Output the first line of the listing and each line after it, up to and including the line that contains "right_ticks = [0, 200000, 400000, 600000, 800000, 1000000]", exactly as written, minus the pictures.

== STORED DATA

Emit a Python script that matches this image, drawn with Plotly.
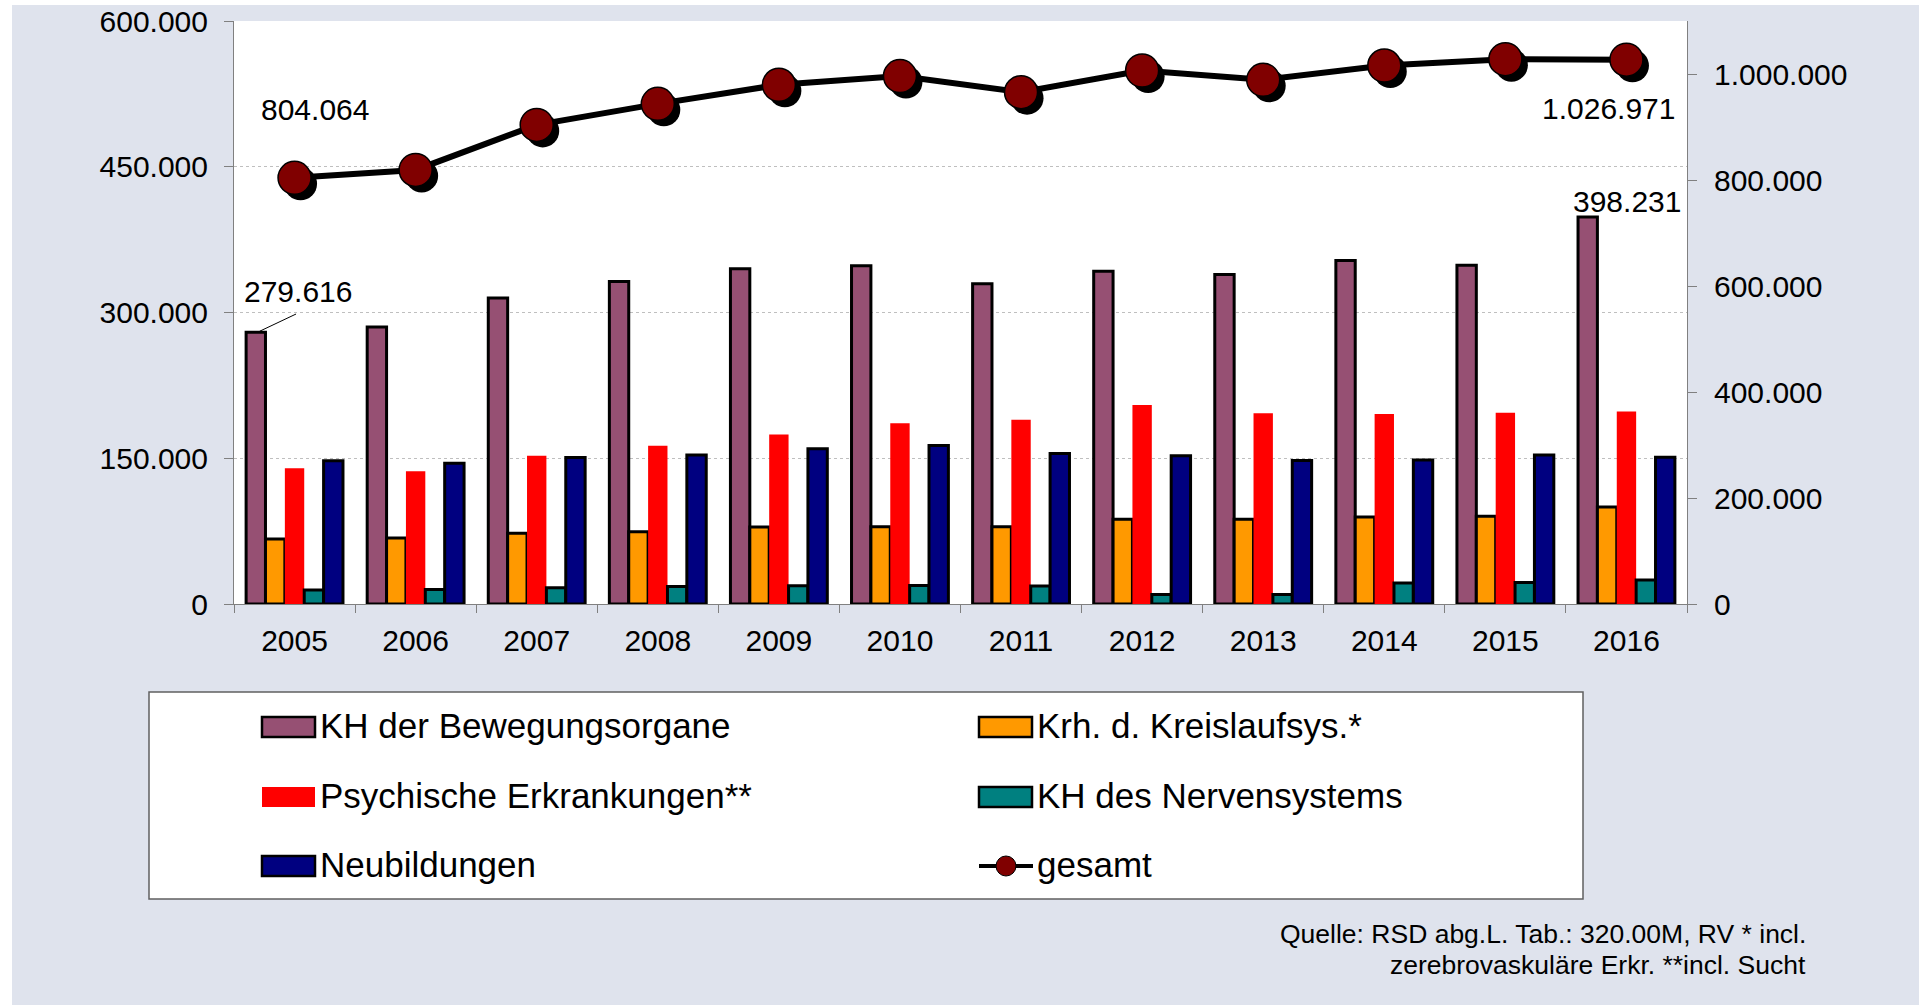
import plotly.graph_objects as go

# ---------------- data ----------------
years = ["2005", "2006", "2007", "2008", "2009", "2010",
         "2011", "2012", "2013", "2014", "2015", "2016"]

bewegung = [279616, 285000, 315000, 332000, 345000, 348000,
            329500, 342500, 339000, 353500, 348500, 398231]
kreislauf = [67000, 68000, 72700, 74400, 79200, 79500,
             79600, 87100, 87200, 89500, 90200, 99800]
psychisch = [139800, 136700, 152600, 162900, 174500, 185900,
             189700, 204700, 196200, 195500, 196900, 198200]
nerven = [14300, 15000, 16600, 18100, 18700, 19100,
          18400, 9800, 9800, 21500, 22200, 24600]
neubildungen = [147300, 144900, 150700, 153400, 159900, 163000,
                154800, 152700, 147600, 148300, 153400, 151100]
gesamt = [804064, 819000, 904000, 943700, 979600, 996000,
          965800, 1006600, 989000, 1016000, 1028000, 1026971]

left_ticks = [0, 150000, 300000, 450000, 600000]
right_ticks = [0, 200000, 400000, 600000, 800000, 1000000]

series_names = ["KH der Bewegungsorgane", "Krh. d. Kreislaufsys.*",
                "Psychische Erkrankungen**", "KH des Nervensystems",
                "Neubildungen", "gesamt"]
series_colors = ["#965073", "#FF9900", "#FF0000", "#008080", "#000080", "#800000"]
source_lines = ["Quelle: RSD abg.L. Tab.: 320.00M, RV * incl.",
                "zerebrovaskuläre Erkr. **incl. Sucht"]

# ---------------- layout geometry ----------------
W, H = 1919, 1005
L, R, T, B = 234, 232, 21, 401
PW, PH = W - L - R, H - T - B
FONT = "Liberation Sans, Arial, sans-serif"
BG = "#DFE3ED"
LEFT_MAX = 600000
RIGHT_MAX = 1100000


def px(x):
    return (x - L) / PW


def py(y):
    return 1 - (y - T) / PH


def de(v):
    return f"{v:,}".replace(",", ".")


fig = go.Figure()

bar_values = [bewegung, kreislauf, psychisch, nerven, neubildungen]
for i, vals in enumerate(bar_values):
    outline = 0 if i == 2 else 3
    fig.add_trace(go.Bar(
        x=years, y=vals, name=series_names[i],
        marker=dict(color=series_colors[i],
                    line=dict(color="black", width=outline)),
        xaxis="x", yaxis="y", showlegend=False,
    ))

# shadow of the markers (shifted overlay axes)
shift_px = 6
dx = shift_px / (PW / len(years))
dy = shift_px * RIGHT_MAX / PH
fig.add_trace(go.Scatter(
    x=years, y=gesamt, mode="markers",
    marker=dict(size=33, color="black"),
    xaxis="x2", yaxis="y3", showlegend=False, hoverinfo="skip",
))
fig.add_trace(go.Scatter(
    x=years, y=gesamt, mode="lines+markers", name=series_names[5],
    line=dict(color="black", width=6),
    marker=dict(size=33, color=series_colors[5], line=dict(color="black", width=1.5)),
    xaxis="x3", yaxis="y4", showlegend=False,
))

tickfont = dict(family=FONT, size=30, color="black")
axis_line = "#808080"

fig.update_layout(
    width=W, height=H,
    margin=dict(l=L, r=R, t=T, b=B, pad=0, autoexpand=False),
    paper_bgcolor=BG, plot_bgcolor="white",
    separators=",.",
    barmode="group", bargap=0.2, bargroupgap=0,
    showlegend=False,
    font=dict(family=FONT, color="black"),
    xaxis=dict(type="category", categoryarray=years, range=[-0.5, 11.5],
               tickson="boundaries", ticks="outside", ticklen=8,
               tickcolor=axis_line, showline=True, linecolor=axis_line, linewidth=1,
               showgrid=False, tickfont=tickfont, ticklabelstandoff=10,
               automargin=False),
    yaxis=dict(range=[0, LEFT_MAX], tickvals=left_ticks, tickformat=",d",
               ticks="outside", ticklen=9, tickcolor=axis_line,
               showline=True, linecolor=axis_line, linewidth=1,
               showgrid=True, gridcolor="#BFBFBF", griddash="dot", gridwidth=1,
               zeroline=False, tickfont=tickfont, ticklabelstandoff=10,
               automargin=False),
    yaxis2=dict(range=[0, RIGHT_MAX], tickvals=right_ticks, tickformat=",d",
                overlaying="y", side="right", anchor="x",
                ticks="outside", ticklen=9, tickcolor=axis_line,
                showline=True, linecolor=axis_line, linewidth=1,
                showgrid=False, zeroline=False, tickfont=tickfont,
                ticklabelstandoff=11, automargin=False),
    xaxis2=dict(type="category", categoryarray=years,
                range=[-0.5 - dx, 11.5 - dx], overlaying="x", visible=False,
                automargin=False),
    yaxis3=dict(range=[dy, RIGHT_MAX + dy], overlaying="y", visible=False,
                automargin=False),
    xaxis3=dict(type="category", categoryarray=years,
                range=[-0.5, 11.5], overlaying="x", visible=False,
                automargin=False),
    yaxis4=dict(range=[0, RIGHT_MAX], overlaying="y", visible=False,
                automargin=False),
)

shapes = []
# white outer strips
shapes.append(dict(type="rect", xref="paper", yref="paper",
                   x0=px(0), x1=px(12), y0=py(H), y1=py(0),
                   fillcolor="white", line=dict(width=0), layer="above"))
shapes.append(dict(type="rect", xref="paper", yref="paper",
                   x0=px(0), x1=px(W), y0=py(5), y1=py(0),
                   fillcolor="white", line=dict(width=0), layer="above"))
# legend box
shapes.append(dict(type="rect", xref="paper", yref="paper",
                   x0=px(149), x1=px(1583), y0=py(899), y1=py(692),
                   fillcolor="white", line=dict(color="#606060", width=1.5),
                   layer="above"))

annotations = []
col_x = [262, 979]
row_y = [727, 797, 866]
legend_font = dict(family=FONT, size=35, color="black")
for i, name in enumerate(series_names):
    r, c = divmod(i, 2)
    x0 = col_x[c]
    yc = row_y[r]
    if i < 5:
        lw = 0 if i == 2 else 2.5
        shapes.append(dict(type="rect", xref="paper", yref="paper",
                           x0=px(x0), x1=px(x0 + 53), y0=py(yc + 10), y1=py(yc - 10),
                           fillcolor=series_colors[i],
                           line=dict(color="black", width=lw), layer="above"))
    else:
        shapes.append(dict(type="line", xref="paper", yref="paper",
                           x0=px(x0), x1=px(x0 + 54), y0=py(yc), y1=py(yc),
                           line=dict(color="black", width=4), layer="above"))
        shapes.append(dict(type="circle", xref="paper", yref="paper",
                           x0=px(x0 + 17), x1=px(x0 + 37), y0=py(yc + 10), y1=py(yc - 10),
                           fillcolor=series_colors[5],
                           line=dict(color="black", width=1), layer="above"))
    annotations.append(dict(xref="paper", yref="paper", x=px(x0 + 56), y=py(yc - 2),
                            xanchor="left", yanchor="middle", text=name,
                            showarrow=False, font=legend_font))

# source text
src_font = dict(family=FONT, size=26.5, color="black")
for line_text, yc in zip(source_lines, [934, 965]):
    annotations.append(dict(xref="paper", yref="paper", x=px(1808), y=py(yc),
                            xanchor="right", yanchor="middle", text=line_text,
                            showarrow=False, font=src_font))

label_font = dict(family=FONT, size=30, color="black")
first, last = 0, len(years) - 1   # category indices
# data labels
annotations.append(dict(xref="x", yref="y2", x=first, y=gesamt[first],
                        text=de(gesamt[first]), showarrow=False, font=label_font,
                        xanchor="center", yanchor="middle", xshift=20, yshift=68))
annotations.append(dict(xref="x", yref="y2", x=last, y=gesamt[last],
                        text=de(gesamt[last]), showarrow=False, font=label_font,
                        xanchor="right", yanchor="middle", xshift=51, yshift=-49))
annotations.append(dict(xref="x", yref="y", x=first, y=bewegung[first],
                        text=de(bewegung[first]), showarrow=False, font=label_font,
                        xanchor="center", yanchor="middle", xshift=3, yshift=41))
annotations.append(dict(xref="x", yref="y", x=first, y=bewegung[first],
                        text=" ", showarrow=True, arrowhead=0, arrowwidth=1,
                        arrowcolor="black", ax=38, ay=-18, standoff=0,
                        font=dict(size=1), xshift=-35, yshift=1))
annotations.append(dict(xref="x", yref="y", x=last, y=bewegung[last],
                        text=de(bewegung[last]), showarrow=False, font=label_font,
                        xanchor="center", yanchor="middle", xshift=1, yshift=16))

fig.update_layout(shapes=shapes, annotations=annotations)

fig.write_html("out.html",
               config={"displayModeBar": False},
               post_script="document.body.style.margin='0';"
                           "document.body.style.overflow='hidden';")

====

▶ [RESULT OF THIS TASK]
Emit a Python script that matches this image, drawn with Plotly.
import plotly.graph_objects as go

# ---------------- data ----------------
years = ["2005", "2006", "2007", "2008", "2009", "2010",
         "2011", "2012", "2013", "2014", "2015", "2016"]

bewegung = [279616, 285000, 315000, 332000, 345000, 348000,
            329500, 342500, 339000, 353500, 348500, 398231]
kreislauf = [67000, 68000, 72700, 74400, 79200, 79500,
             79600, 87100, 87200, 89500, 90200, 99800]
psychisch = [139800, 136700, 152600, 162900, 174500, 185900,
             189700, 204700, 196200, 195500, 196900, 198200]
nerven = [14300, 15000, 16600, 18100, 18700, 19100,
          18400, 9800, 9800, 21500, 22200, 24600]
neubildungen = [147300, 144900, 150700, 153400, 159900, 163000,
                154800, 152700, 147600, 148300, 153400, 151100]
gesamt = [804064, 819000, 904000, 943700, 979600, 996000,
          965800, 1006600, 989000, 1016000, 1028000, 1026971]

left_ticks = [0, 150000, 300000, 450000, 600000]
right_ticks = [0, 200000, 400000, 600000, 800000, 1000000]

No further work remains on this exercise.